Ces charretiers sont bien plus que de simples transporteurs ; ils sont le pouls du marché, des figures emblématiques sans lesquelles le flux incessant des marchandises et des transactions serait ralenti, voire interrompu. Leur travail, exigeant physiquement, est un témoignage vivant de la résilience et de l’ingéniosité qui animent le commerce local à Thiaroye. Cependant, dans ce local où plusieurs charretiers trouvent siège, des gens proches de l’âge de la retraite complètent cette identité remarquable qui témoigne la variété d’un secteur qui regroupe des jeunes, des adultes et parfois certains âgés de moins de 18 ans.
Soutiens de familles
Mama Lamine Niass est de la dernière catégorie. Âgé de 16 ans, le jeune au teint clair et au visage enfantin, totalise déjà deux ans d’expérience dans ce domaine. Il exprime avec fierté son attachement à ce métier qu’il chérit et qui lui permet d’aider ses parents. « Souvent les gens nous traitent de voleurs ou de bandits et c’est une mauvaise étiquette que l’on nous colle. J’exerce ce métier par passion et je travaille sérieusement. Grâce à ce travail, je subviens à mes dépenses. Je ne compte pas faire autre chose et ce travail constitue mon cheval de bataille par lequel je veux gagner ma vie », dit le jeune débordant de fierté.
À la différence du petit Mama Lamine, Khadim Talla, un des charretiers vétérans, songe à sa reconversion.
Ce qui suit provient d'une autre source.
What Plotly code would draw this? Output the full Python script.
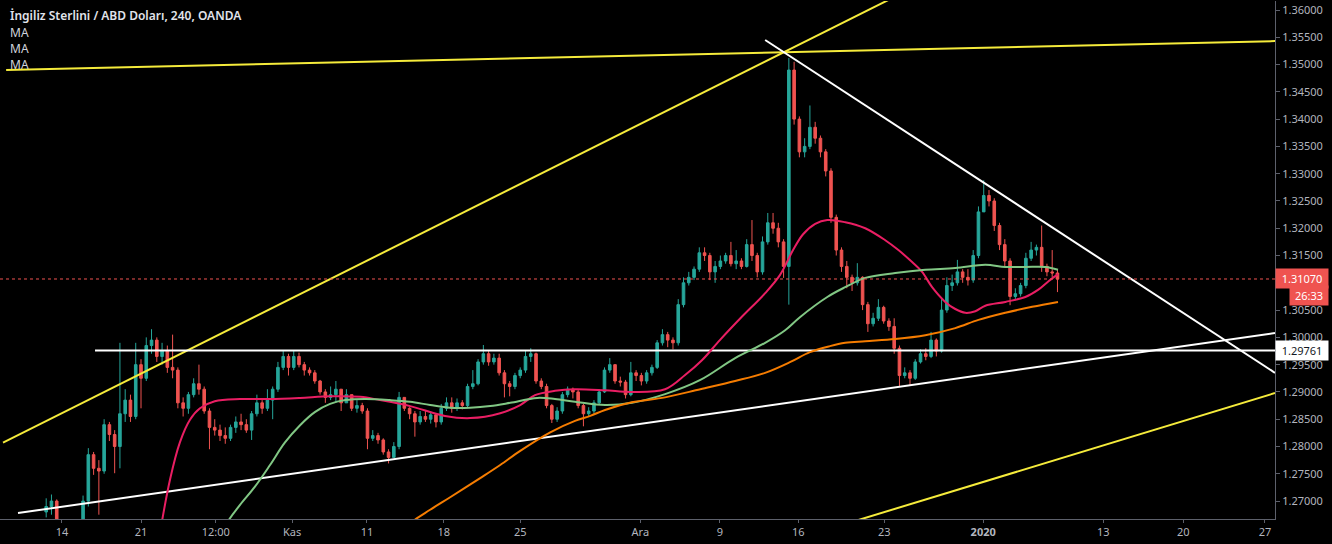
import plotly.graph_objects as go

# ---------------- data ----------------
title_text = "İngiliz Sterlini / ABD Doları, 240, OANDA"
ma_labels = ["MA", "MA", "MA"]

first_open = 1.2680
closes = [
1.2690,1.2700,1.2660,1.2615,1.2600,1.2625,1.2650,1.2700,1.2785,1.2760,
1.2755,1.2840,1.2822,1.2800,1.2860,1.2885,1.2855,1.2950,1.2925,1.2985,
1.2995,1.2965,1.2975,1.2945,1.2940,1.2880,1.2870,1.2895,1.2915,1.2905,
1.2865,1.2835,1.2830,1.2820,1.2815,1.2835,1.2845,1.2840,1.2830,1.2860,
1.2880,1.2870,1.2885,1.2905,1.2945,1.2965,1.2945,1.2965,1.2950,1.2940,
1.2935,1.2920,1.2900,1.2890,1.2895,1.2905,1.2880,1.2895,1.2870,1.2875,
1.2865,1.2815,1.2820,1.2812,1.2790,1.2780,1.2800,1.2890,1.2870,1.2860,
1.2845,1.2855,1.2850,1.2858,1.2845,1.2870,1.2880,1.2870,1.2880,1.2875,
1.2910,1.2915,1.2955,1.2970,1.2955,1.2962,1.2935,1.2915,1.2910,1.2930,
1.2940,1.2965,1.2970,1.2920,1.2910,1.2875,1.2850,1.2865,1.2895,1.2905,
1.2900,1.2875,1.2860,1.2865,1.2880,1.2900,1.2940,1.2950,1.2920,1.2918,
1.2895,1.2935,1.2930,1.2920,1.2935,1.2945,1.2990,1.3005,1.2995,1.2990,
1.3060,1.3100,1.3110,1.3125,1.3155,1.3150,1.3120,1.3130,1.3140,1.3150,
1.3135,1.3140,1.3130,1.3170,1.3150,1.3120,1.3175,1.3210,1.3200,1.3175,
1.3130,1.3490,1.3400,1.3340,1.3350,1.3385,1.3365,1.3340,1.3305,1.3220,
1.3160,1.3130,1.3110,1.3100,1.3110,1.3060,1.3025,1.3035,1.3055,1.3030,
1.3020,1.2980,1.2930,1.2935,1.2925,1.2955,1.2970,1.2965,1.2995,1.2975,
1.3050,1.3095,1.3100,1.3120,1.3110,1.3105,1.3150,1.3230,1.3260,1.3250,
1.3205,1.3170,1.3140,1.3075,1.3080,1.3095,1.3145,1.3160,1.3165,1.3130,
1.3120,1.3118,1.3107]
highs = [
1.2705,1.2712,1.2703,1.2665,1.2630,1.2640,1.2662,1.2710,1.2797,1.2790,
1.2775,1.2850,1.2845,1.2830,1.2990,1.2905,1.2895,1.2990,1.2960,1.3000,
1.3015,1.3000,1.2990,1.2985,1.3005,1.2945,1.2890,1.2900,1.2925,1.2950,
1.2910,1.2870,1.2850,1.2840,1.2835,1.2840,1.2855,1.2860,1.2850,1.2865,
1.2895,1.2885,1.2905,1.2910,1.2955,1.2976,1.2970,1.2975,1.2972,1.2955,
1.2945,1.2940,1.2922,1.2905,1.2910,1.2920,1.2905,1.2905,1.2895,1.2885,
1.2880,1.2870,1.2830,1.2825,1.2815,1.2795,1.2808,1.2900,1.2890,1.2872,
1.2865,1.2865,1.2865,1.2865,1.2860,1.2878,1.2890,1.2890,1.2888,1.2885,
1.2915,1.2940,1.2960,1.2986,1.2975,1.2970,1.2970,1.2940,1.2920,1.2935,
1.2945,1.2975,1.2980,1.2972,1.2925,1.2915,1.2878,1.2872,1.2900,1.2910,
1.2908,1.2905,1.2878,1.2872,1.2885,1.2905,1.2945,1.2962,1.2950,1.2928,
1.2922,1.2955,1.2940,1.2935,1.2940,1.2950,1.2995,1.3015,1.3010,1.3000,
1.3070,1.3110,1.3120,1.3130,1.3165,1.3165,1.3155,1.3140,1.3150,1.3155,
1.3175,1.3160,1.3145,1.3180,1.3215,1.3155,1.3185,1.3228,1.3228,1.3210,
1.3180,1.3512,1.3505,1.3405,1.3365,1.3425,1.3395,1.3370,1.3345,1.3310,
1.3225,1.3165,1.3140,1.3115,1.3136,1.3112,1.3065,1.3045,1.3070,1.3058,
1.3035,1.3035,1.2985,1.2945,1.2940,1.2960,1.2978,1.2980,1.3010,1.2998,
1.3070,1.3110,1.3115,1.3142,1.3125,1.3125,1.3160,1.3240,1.3288,1.3270,
1.3255,1.3210,1.3180,1.3145,1.3090,1.3100,1.3155,1.3175,1.3170,1.3205,
1.3135,1.3160,1.3125]
lows = [
1.2670,1.2675,1.2650,1.2600,1.2585,1.2590,1.2615,1.2640,1.2690,1.2748,
1.2675,1.2750,1.2810,1.2751,1.2760,1.2845,1.2845,1.2850,1.2870,1.2920,
1.2970,1.2955,1.2950,1.2935,1.2925,1.2870,1.2855,1.2860,1.2890,1.2895,
1.2860,1.2795,1.2820,1.2810,1.2805,1.2810,1.2825,1.2830,1.2825,1.2812,
1.2855,1.2860,1.2865,1.2850,1.2900,1.2940,1.2930,1.2940,1.2945,1.2930,
1.2930,1.2915,1.2895,1.2880,1.2885,1.2880,1.2865,1.2880,1.2865,1.2862,
1.2860,1.2795,1.2810,1.2805,1.2785,1.2769,1.2785,1.2795,1.2865,1.2850,
1.2818,1.2840,1.2845,1.2842,1.2835,1.2840,1.2865,1.2862,1.2865,1.2868,
1.2872,1.2905,1.2912,1.2950,1.2948,1.2950,1.2930,1.2890,1.2892,1.2905,
1.2925,1.2935,1.2955,1.2915,1.2905,1.2870,1.2843,1.2845,1.2860,1.2890,
1.2888,1.2870,1.2837,1.2855,1.2860,1.2878,1.2898,1.2935,1.2915,1.2910,
1.2888,1.2892,1.2920,1.2912,1.2915,1.2930,1.2942,1.2985,1.2982,1.2978,
1.2985,1.3055,1.3095,1.3105,1.3120,1.3140,1.3105,1.3100,1.3125,1.3135,
1.3130,1.3125,1.3125,1.3128,1.3140,1.3110,1.3115,1.3170,1.3190,1.3165,
1.3109,1.3060,1.3390,1.3330,1.3330,1.3345,1.3355,1.3330,1.3295,1.3210,
1.3150,1.3120,1.3090,1.3085,1.3095,1.3050,1.3010,1.3020,1.3030,1.3025,
1.3012,1.2970,1.2909,1.2925,1.2912,1.2922,1.2952,1.2958,1.2962,1.2965,
1.2972,1.3045,1.3085,1.3095,1.3100,1.3095,1.3100,1.3145,1.3230,1.3240,
1.3195,1.3160,1.3130,1.3059,1.3068,1.3075,1.3090,1.3140,1.3150,1.3120,
1.3112,1.3110,1.3083]

# moving averages (bar position, price)
ma_red_x = [21.2,23.5,25.4,27.3,29.2,32.0,36.8,42.5,48.2,53.9,59.6,63.4,69.1,75.7,80.5,86.2,90.0,92.8,96.6,
            100.4,106.1,111.2,117.5,121.3,124.5,127.9,131.8,136.5,139.3,141.8,143.7,146.0,148.3,151.7,155.5,
            159.3,161.8,164.4,166.3,168.2,170.7,172.6,174.5,176.4,178.3,182.1,185.9,188.3,190.3,192.1]
ma_red_y = [1.2619,1.2739,1.2808,1.2849,1.2870,1.2883,1.2887,1.2887,1.2889,1.2892,1.2891,1.2885,1.2874,1.2856,
            1.2852,1.2861,1.2876,1.2894,1.2902,1.2905,1.2903,1.2900,1.2905,1.2931,1.2958,1.2995,1.3035,1.3081,
            1.3114,1.3160,1.3189,1.3208,1.3215,1.3211,1.3200,1.3178,1.3160,1.3138,1.3120,1.3092,1.3065,1.3052,
            1.3045,1.3048,1.3058,1.3065,1.3074,1.3087,1.3103,1.3116]
ma_green_x = [33.4,34.5,36.8,39.6,42.5,45.3,48.2,51.0,53.9,56.8,60.5,65.3,69.1,72.9,76.7,80.5,84.3,88.1,93.2,
              96.6,100.4,106.1,111.2,117.5,124.2,130.8,136.5,140.3,143.1,148.3,151.7,155.5,161.2,166.9,172.6,
              178.3,182.1,185.9,189.7,192.1]
ma_green_y = [1.2628,1.2662,1.2693,1.2726,1.2766,1.2807,1.2839,1.2863,1.2878,1.2885,1.2887,1.2885,1.2882,1.2876,
              1.2871,1.2871,1.2874,1.2880,1.2889,1.2887,1.2882,1.2876,1.2880,1.2896,1.2922,1.2962,1.2990,1.3013,
              1.3037,1.3074,1.3092,1.3109,1.3118,1.3124,1.3127,1.3133,1.3129,1.3129,1.3129,1.3124]
ma_orange_x = [68.1,69.5,72.9,76.7,82.4,86.2,90.0,95.7,100.4,103.3,106.1,111.2,117.5,124.2,130.8,136.5,141.3,
               145.0,148.8,151.7,155.5,161.2,166.9,172.6,177.0,182.1,187.2,192.1]
ma_orange_y = [1.2647,1.2662,1.2684,1.2707,1.2742,1.2766,1.2792,1.2826,1.2847,1.2856,1.2867,1.2881,1.2890,1.2905,
               1.2920,1.2935,1.2955,1.2973,1.2984,1.2990,1.2993,1.2997,1.3004,1.3017,1.3032,1.3045,1.3056,1.3065]

# drawn trend lines (bar position, price)
yellow_top_x, yellow_top_y = [-7.6, 233.3], [1.3490, 1.3543]
yellow_rise_x, yellow_rise_y = [-8.2, 162.1], [1.2807, 1.3629]
yellow_low_x, yellow_low_y = [150.7, 233.3], [1.2655, 1.2898]
white_down_x, white_down_y = [136.5, 233.3], [1.3545, 1.2935]
white_flat_x, white_flat_y = [9.27, 233.3], [1.29761, 1.29761]
white_up_x, white_up_y = [-5.35, 233.3], [1.2678, 1.3008]

last_price = 1.31070
last_price_text = "1.31070"
countdown_text = "26:33"
level_text = "1.29761"
level_price = 1.29761

# price-scale labels (1.31000 is hidden behind the last-price tag)
y_tick_vals = [1.270, 1.275, 1.280, 1.285, 1.290, 1.295, 1.300, 1.305, 1.315, 1.320, 1.325,
               1.330, 1.335, 1.340, 1.345, 1.350, 1.355, 1.360]

tick_pos = [3.0, 18.0, 32.2, 46.7, 60.9, 75.5, 90.0, 112.8, 127.9, 142.8, 159.1, 177.9, 200.7, 215.9, 231.4]
tick_text = ["14", "21", "12:00", "Kas", "11", "18", "25", "Ara", "9", "16", "23", "<b>2020</b>", "13", "20", "27"]

x_range = [-8.77, 233.3]
y_range = [1.26671, 1.36165]

# ---------------- figure ----------------
opens = [first_open] + closes[:-1]
highs = [max(h, o, c) for h, o, c in zip(highs, opens, closes)]
lows = [min(l, o, c) for l, o, c in zip(lows, opens, closes)]
bars = list(range(len(closes)))

UP, DOWN = "#26a69a", "#ef5350"
TXT = "#b2b5be"
FONT = "Noto Sans"

fig = go.Figure()

for xs, ys, col in [(yellow_top_x, yellow_top_y, "#f5eb3b"), (yellow_rise_x, yellow_rise_y, "#f5eb3b"),
                    (yellow_low_x, yellow_low_y, "#f5eb3b"), (white_down_x, white_down_y, "#ffffff"),
                    (white_flat_x, white_flat_y, "#ffffff"), (white_up_x, white_up_y, "#ffffff")]:
    fig.add_trace(go.Scatter(x=xs, y=ys, mode="lines", line=dict(color=col, width=2), showlegend=False,
                             hoverinfo="skip"))

fig.add_trace(go.Candlestick(x=bars, open=opens, high=highs, low=lows, close=closes,
                             increasing=dict(line=dict(color=UP, width=1), fillcolor=UP),
                             decreasing=dict(line=dict(color=DOWN, width=1), fillcolor=DOWN),
                             showlegend=False))

for xs, ys, col in [(ma_red_x, ma_red_y, "#e91e63"), (ma_green_x, ma_green_y, "#81c784"),
                    (ma_orange_x, ma_orange_y, "#f57c00")]:
    fig.add_trace(go.Scatter(x=xs, y=ys, mode="lines", line=dict(color=col, width=2, shape="spline"),
                             showlegend=False, hoverinfo="skip"))

fig.add_shape(type="line", xref="paper", x0=0, x1=1, yref="y", y0=last_price, y1=last_price,
              line=dict(color=DOWN, width=1, dash="dot"))

ann = []
ann.append(dict(text=title_text, xref="paper", yref="paper", x=0, y=1, xanchor="left", yanchor="top",
                xshift=8, yshift=-4, showarrow=False,
                font=dict(family=FONT, size=12, color="#e0e3eb", weight=600)))
for i, lab in enumerate(ma_labels):
    ann.append(dict(text=lab, xref="paper", yref="paper", x=0, y=1, xanchor="left", yanchor="top",
                    xshift=8, yshift=-21 - 16 * i, showarrow=False,
                    font=dict(family=FONT, size=12, color="#d1d4dc")))
ann.append(dict(text=last_price_text, xref="paper", yref="y", x=1, y=last_price, xanchor="left",
                yanchor="middle", showarrow=False, bgcolor=DOWN, borderpad=2, width=48,
                font=dict(family=FONT, size=11, color="#ffffff")))
ann.append(dict(text=countdown_text, xref="paper", yref="y", x=1, y=last_price, xanchor="right",
                yanchor="middle", xshift=54, yshift=-17, showarrow=False, bgcolor=DOWN, borderpad=2, width=34,
                font=dict(family=FONT, size=11, color="#ffffff")))
ann.append(dict(text=level_text, xref="paper", yref="y", x=1, y=level_price, xanchor="left",
                yanchor="middle", showarrow=False, bgcolor="#ffffff", borderpad=2, width=48,
                font=dict(family=FONT, size=11, color="#131722")))

fig.update_layout(
    width=1332, height=544, margin=dict(l=0, r=57, t=1, b=25),
    paper_bgcolor="#000000", plot_bgcolor="#000000",
    font=dict(family=FONT, size=11, color=TXT),
    annotations=ann, showlegend=False,
    xaxis=dict(range=x_range, showgrid=False, zeroline=False, rangeslider=dict(visible=False),
               tickmode="array", tickvals=tick_pos, ticktext=tick_text, ticks="outside", ticklen=3,
               tickcolor="#5d606b", showline=True, linecolor="#5d606b", linewidth=1,
               tickfont=dict(family=FONT, size=11, color=TXT), fixedrange=True),
    yaxis=dict(range=y_range, side="right", showgrid=False, zeroline=False, tickmode="array",
               tickvals=y_tick_vals, tickformat=".5f", ticks="outside", ticklen=4, tickcolor="#5d606b",
               showline=True, linecolor="#5d606b", linewidth=1,
               tickfont=dict(family=FONT, size=11, color=TXT), fixedrange=True),
)

fig.write_html("out.html", config={"displayModeBar": False})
Il est obnubilé par la conduite. D’ailleurs, il dispose d’un permis. « Il me manque les moyens pour acheter une voiture et mettre un terme à ce travail épuisant », confie Khadim Talla, affirmant que ce métier ne nourrit pas toujours son homme. D’après lui, après avoir calculé toutes ses dépenses, il se retrouve avec 2.000 ou 3.000 F CFA comme bénéfice. Toutefois, il reconnait qu’il y a des jours fastes notamment durant l’hivernage. Au marché Thiaroye, plus le temps passe, plus les charretiers se surpassent et fournissent d’énormes efforts dans l’enchaînement des courses. Ils sont sur pied jusqu’au coucher du soleil. Le lendemain, tôt le matin, ils sont à pied d’œuvre, travaillant sans répit.